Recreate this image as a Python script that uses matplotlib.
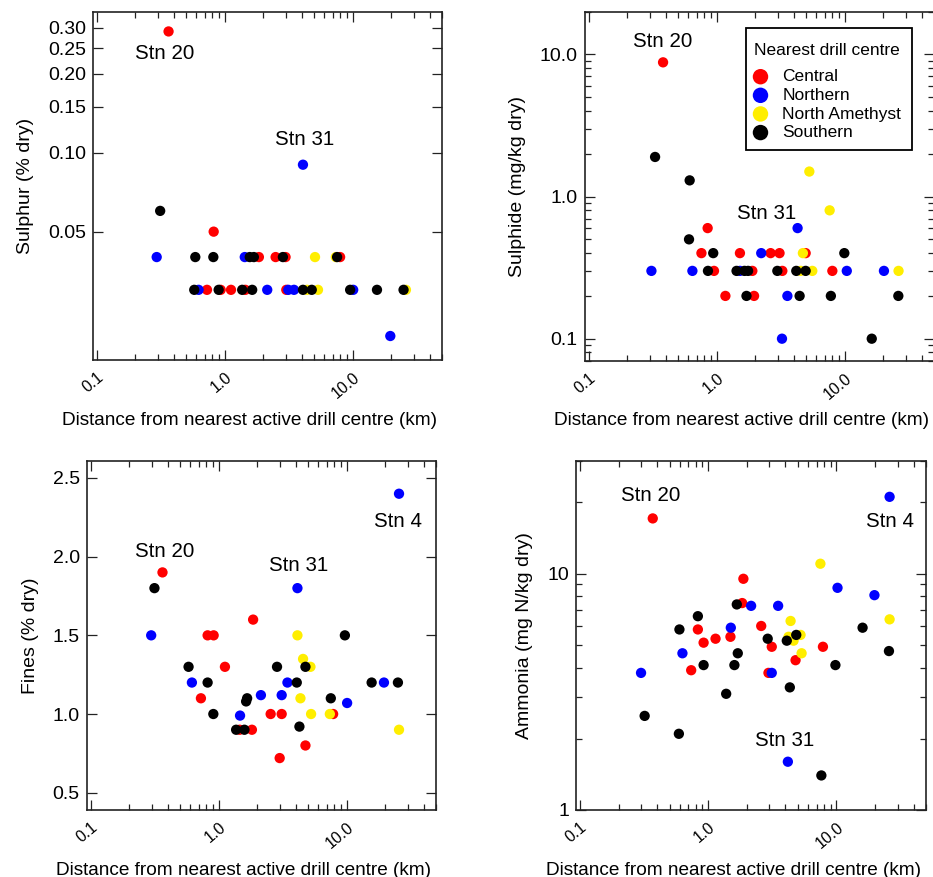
import matplotlib
matplotlib.use('Agg')
import matplotlib.pyplot as plt
from matplotlib.patches import Rectangle
from matplotlib.ticker import FixedLocator, FixedFormatter, LogLocator, NullFormatter, NullLocator
import numpy as np

plt.rcParams['font.family'] = ['Liberation Sans', 'DejaVu Sans']

# drill centre groups: C = Central, N = Northern, A = North Amethyst, S = Southern
group_names = {'C': 'Central', 'N': 'Northern', 'A': 'North Amethyst', 'S': 'Southern'}
group_colors = {'C': '#ff0000', 'N': '#0000ff', 'A': '#ffee00', 'S': '#000000'}
group_order = ['C', 'N', 'A', 'S']

# Sulphur (% dry)
sulphur_dist = [0.364, 4.09, 0.313, 0.82, 19.7,
                0.294, 0.589, 0.815, 1.435, 1.57, 1.69, 1.85, 2.50, 2.99, 2.85, 5.08, 7.39, 7.56, 7.98,
                0.578, 0.625, 0.727, 0.897, 0.93, 1.12, 1.37, 1.45, 1.64, 2.15, 3.03, 3.14, 3.48, 4.09,
                4.40, 4.79, 5.36, 9.56, 10.1, 15.5, 25.0, 26.1]
sulphur_val = [0.29, 0.09, 0.06, 0.05, 0.02,
               0.04, 0.04, 0.04, 0.04, 0.04, 0.04, 0.04, 0.04, 0.04, 0.04, 0.04, 0.04, 0.04, 0.04,
               0.03, 0.03, 0.03, 0.03, 0.03, 0.03, 0.03, 0.03, 0.03, 0.03, 0.03, 0.03, 0.03, 0.03,
               0.03, 0.03, 0.03, 0.03, 0.03, 0.03, 0.03, 0.03]
sulphur_grp = ['C', 'N', 'S', 'C', 'N',
               'N', 'S', 'S', 'N', 'S', 'S', 'C', 'C', 'C', 'S', 'A', 'A', 'S', 'C',
               'S', 'N', 'C', 'S', 'C', 'C', 'S', 'C', 'S', 'N', 'C', 'N', 'N', 'S',
               'A', 'S', 'A', 'S', 'N', 'S', 'S', 'A']

# Sulphide (mg/kg dry)
sulphide_dist = [0.381, 0.33, 0.615, 5.30, 7.64, 0.85, 4.29, 0.608,
                 0.76, 0.94, 1.52, 2.23, 2.64, 3.10, 4.72, 4.96, 9.95,
                 0.309, 0.646, 0.855, 0.953, 1.43, 1.52, 1.65, 1.76, 1.90, 2.98, 3.26, 4.19, 4.53,
                 4.96, 5.59, 8.02, 10.4, 20.3, 26.4,
                 1.17, 1.71, 1.96, 3.57, 4.45, 7.81, 26.3,
                 3.24, 16.3]
sulphide_val = [8.8, 1.9, 1.3, 1.5, 0.8, 0.6, 0.6, 0.5,
                0.4, 0.4, 0.4, 0.4, 0.4, 0.4, 0.4, 0.4, 0.4,
                0.3, 0.3, 0.3, 0.3, 0.3, 0.3, 0.3, 0.3, 0.3, 0.3, 0.3, 0.3, 0.3,
                0.3, 0.3, 0.3, 0.3, 0.3, 0.3,
                0.2, 0.2, 0.2, 0.2, 0.2, 0.2, 0.2,
                0.1, 0.1]
sulphide_grp = ['C', 'S', 'S', 'A', 'A', 'C', 'N', 'S',
                'C', 'S', 'C', 'N', 'C', 'C', 'A', 'C', 'S',
                'N', 'N', 'S', 'C', 'S', 'N', 'S', 'S', 'C', 'S', 'C', 'S', 'A',
                'S', 'A', 'C', 'N', 'N', 'A',
                'C', 'S', 'C', 'N', 'S', 'S', 'S',
                'N', 'S']

# Fines (% dry)
fines_dist = [25.7, 0.364, 0.315, 4.13, 0.297, 1.86, 0.82, 0.914, 4.13, 9.70,
              4.57, 0.582, 1.12, 2.86, 4.77, 5.22, 0.618, 0.82, 3.45, 4.08,
              15.7, 19.6, 25.2, 0.727, 1.67, 1.64, 2.14, 3.11, 4.36, 7.53,
              10.1, 0.909, 1.47, 2.55, 3.11, 5.28, 7.40, 7.85, 4.28, 1.37,
              1.59, 1.46, 1.82, 25.7, 4.77, 3.0]
fines_val = [2.40, 1.90, 1.80, 1.80, 1.50, 1.60, 1.50, 1.50, 1.50, 1.50,
             1.35, 1.30, 1.30, 1.30, 1.30, 1.30, 1.20, 1.20, 1.20, 1.20,
             1.20, 1.20, 1.20, 1.10, 1.10, 1.08, 1.12, 1.12, 1.10, 1.10,
             1.07, 1.00, 0.99, 1.00, 1.00, 1.00, 1.00, 1.00, 0.92, 0.90,
             0.90, 0.90, 0.90, 0.90, 0.80, 0.72]
fines_grp = ['N', 'C', 'S', 'N', 'N', 'C', 'C', 'C', 'A', 'S',
             'A', 'S', 'C', 'S', 'S', 'A', 'N', 'S', 'N', 'S',
             'S', 'N', 'S', 'C', 'S', 'S', 'N', 'N', 'A', 'S',
             'N', 'S', 'N', 'C', 'C', 'A', 'A', 'C', 'S', 'S',
             'S', 'C', 'C', 'A', 'C', 'C']

# Ammonia (mg N/kg dry)
ammonia_dist = [0.369, 26.0, 7.50, 1.88, 10.2, 19.8, 1.67, 1.84, 2.16, 3.51,
                0.83, 4.39, 26.0, 2.59, 1.50, 0.596, 0.83, 16.0, 4.86, 4.23,
                5.25, 4.63, 4.10, 1.49, 2.91, 1.14, 0.92, 3.13, 7.85, 5.35,
                0.629, 1.70, 25.7, 4.80, 0.92, 1.60, 9.82, 0.736, 0.299, 2.95,
                3.13, 4.33, 1.38, 0.319, 0.590, 4.18, 7.63]
ammonia_val = [17.1, 21.1, 11.0, 9.5, 8.7, 8.1, 7.4, 7.5, 7.3, 7.3,
               6.6, 6.3, 6.4, 6.0, 5.9, 5.8, 5.8, 5.9, 5.5, 5.4,
               5.5, 5.2, 5.2, 5.4, 5.3, 5.3, 5.1, 4.9, 4.9, 4.6,
               4.6, 4.6, 4.7, 4.3, 4.1, 4.1, 4.1, 3.9, 3.8, 3.8,
               3.8, 3.3, 3.1, 2.5, 2.1, 1.6, 1.4]
ammonia_grp = ['C', 'N', 'A', 'C', 'N', 'N', 'S', 'C', 'N', 'N',
               'S', 'A', 'A', 'C', 'N', 'S', 'C', 'S', 'S', 'A',
               'A', 'A', 'S', 'C', 'S', 'C', 'C', 'C', 'C', 'A',
               'N', 'S', 'S', 'C', 'S', 'S', 'S', 'C', 'N', 'C',
               'N', 'S', 'S', 'S', 'S', 'N', 'S']

xlabel = 'Distance from nearest active drill centre (km)'
FS = 14
STN_FS = 14.8

fig = plt.figure(figsize=(9.33, 8.77), dpi=100)


def draw(ax, dist, val, grp):
    dist = np.array(dist)
    val = np.array(val)
    grp = np.array(grp)
    handles = []
    for g in group_order:
        m = grp == g
        h = ax.scatter(dist[m], val[m], s=55, color=group_colors[g], edgecolors='none',
                       label=group_names[g], zorder=3)
        handles.append(h)
    return handles


def style(ax, ylabel):
    ax.set_xscale('log')
    ax.set_xlim(0.093, 50)
    ax.xaxis.set_major_locator(FixedLocator([0.1, 1, 10]))
    ax.xaxis.set_major_formatter(FixedFormatter(['0.1', '1.0', '10.0']))
    ax.xaxis.set_minor_locator(LogLocator(subs=np.arange(2, 10)))
    ax.xaxis.set_minor_formatter(NullFormatter())
    ax.tick_params(which='both', direction='in', top=True, right=True, width=0.9, colors='#222222',
                   labelcolor='k')
    ax.tick_params(which='major', length=7.5)
    ax.tick_params(which='minor', length=4)
    ax.tick_params(axis='y', pad=5, labelsize=FS)
    ax.tick_params(axis='x', pad=7, labelsize=11.5)
    for lab in ax.get_xticklabels():
        lab.set_rotation(40)
        lab.set_rotation_mode('anchor')
        lab.set_ha('right')
        lab.set_va('top')
    for sp in ax.spines.values():
        sp.set_linewidth(1.2)
        sp.set_color('#222222')
    ax.set_xlabel(xlabel, fontsize=13.7)
    ax.xaxis.set_label_coords(0.45, -0.148)
    ax.set_ylabel(ylabel, fontsize=FS, labelpad=10)


# top left: sulphur
ax1 = fig.add_axes([0.0994, 0.5895, 0.3744, 0.3972])
draw(ax1, sulphur_dist, sulphur_val, sulphur_grp)
ax1.set_yscale('log')
ax1.set_ylim(0.0162, 0.345)
ax1.yaxis.set_major_locator(FixedLocator([0.05, 0.10, 0.15, 0.20, 0.25, 0.30]))
ax1.yaxis.set_major_formatter(FixedFormatter(['0.05', '0.10', '0.15', '0.20', '0.25', '0.30']))
ax1.yaxis.set_minor_locator(NullLocator())
style(ax1, 'Sulphur (% dry)')
ax1.text(0.207, 0.881, 'Stn 20', transform=ax1.transAxes, ha='center', va='center', fontsize=STN_FS)
ax1.text(0.608, 0.632, 'Stn 31', transform=ax1.transAxes, ha='center', va='center', fontsize=STN_FS)

# top right: sulphide
ax2 = fig.add_axes([0.6267, 0.5887, 0.3744, 0.3980])
hs = draw(ax2, sulphide_dist, sulphide_val, sulphide_grp)
ax2.set_yscale('log')
ax2.set_ylim(0.07, 20)
ax2.yaxis.set_major_locator(FixedLocator([0.1, 1, 10]))
ax2.yaxis.set_major_formatter(FixedFormatter(['0.1', '1.0', '10.0']))
ax2.yaxis.set_minor_locator(LogLocator(subs=np.arange(2, 10)))
ax2.yaxis.set_minor_formatter(NullFormatter())
style(ax2, 'Sulphide (mg/kg dry)')
ax2.text(0.223, 0.914, 'Stn 20', transform=ax2.transAxes, ha='center', va='center', fontsize=STN_FS)
ax2.text(0.522, 0.423, 'Stn 31', transform=ax2.transAxes, ha='center', va='center', fontsize=STN_FS)

# legend frame drawn separately so the padding matches the original box
ax2.add_patch(Rectangle((0.4622, 0.6029), 0.4756, 0.3513, transform=ax2.transAxes,
                        facecolor='white', edgecolor='k', linewidth=1.3, zorder=4))
leg = ax2.legend(handles=hs, title='Nearest drill centre', loc='upper left',
                 bbox_to_anchor=(0.4535, 0.938), frameon=False,
                 fontsize=12.5, title_fontsize=12.5, markerscale=1.5, labelspacing=0.2,
                 handletextpad=0.8, handlelength=0.9, borderpad=0.55, borderaxespad=0)
leg.set_zorder(5)
leg._legend_box.sep = 8.1

# bottom left: fines
ax3 = fig.add_axes([0.0929, 0.0764, 0.3744, 0.3983])
draw(ax3, fines_dist, fines_val, fines_grp)
ax3.set_ylim(0.39, 2.61)
ax3.yaxis.set_major_locator(FixedLocator([0.5, 1.0, 1.5, 2.0, 2.5]))
ax3.yaxis.set_major_formatter(FixedFormatter(['0.5', '1.0', '1.5', '2.0', '2.5']))
ax3.yaxis.set_minor_locator(NullLocator())
style(ax3, 'Fines (% dry)')
ax3.text(0.223, 0.739, 'Stn 20', transform=ax3.transAxes, ha='center', va='center', fontsize=STN_FS)
ax3.text(0.608, 0.701, 'Stn 31', transform=ax3.transAxes, ha='center', va='center', fontsize=STN_FS)
ax3.text(0.891, 0.827, 'Stn 4', transform=ax3.transAxes, ha='center', va='center', fontsize=STN_FS)

# bottom right: ammonia
ax4 = fig.add_axes([0.6174, 0.0764, 0.3751, 0.3983])
draw(ax4, ammonia_dist, ammonia_val, ammonia_grp)
ax4.set_yscale('log')
ax4.set_ylim(1, 30)
ax4.yaxis.set_major_locator(FixedLocator([1, 10]))
ax4.yaxis.set_major_formatter(FixedFormatter(['1', '10']))
ax4.yaxis.set_minor_locator(LogLocator(subs=np.arange(2, 10)))
ax4.yaxis.set_minor_formatter(NullFormatter())
style(ax4, 'Ammonia (mg N/kg dry)')
ax4.text(0.212, 0.901, 'Stn 20', transform=ax4.transAxes, ha='center', va='center', fontsize=STN_FS)
ax4.text(0.897, 0.827, 'Stn 4', transform=ax4.transAxes, ha='center', va='center', fontsize=STN_FS)
ax4.text(0.597, 0.200, 'Stn 31', transform=ax4.transAxes, ha='center', va='center', fontsize=STN_FS)

fig.savefig('out.png', dpi=100)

___

> [Instructions for the task] Reproduce the material above exactly, first line through the line that contains "plt.rcParams['font.family'] = ['Liberation", minus the pictures.

> [Task result]
Recreate this image as a Python script that uses matplotlib.
import matplotlib
matplotlib.use('Agg')
import matplotlib.pyplot as plt
from matplotlib.patches import Rectangle
from matplotlib.ticker import FixedLocator, FixedFormatter, LogLocator, NullFormatter, NullLocator
import numpy as np

plt.rcParams['font.family'] = ['Liberation Sans', 'DejaVu Sans']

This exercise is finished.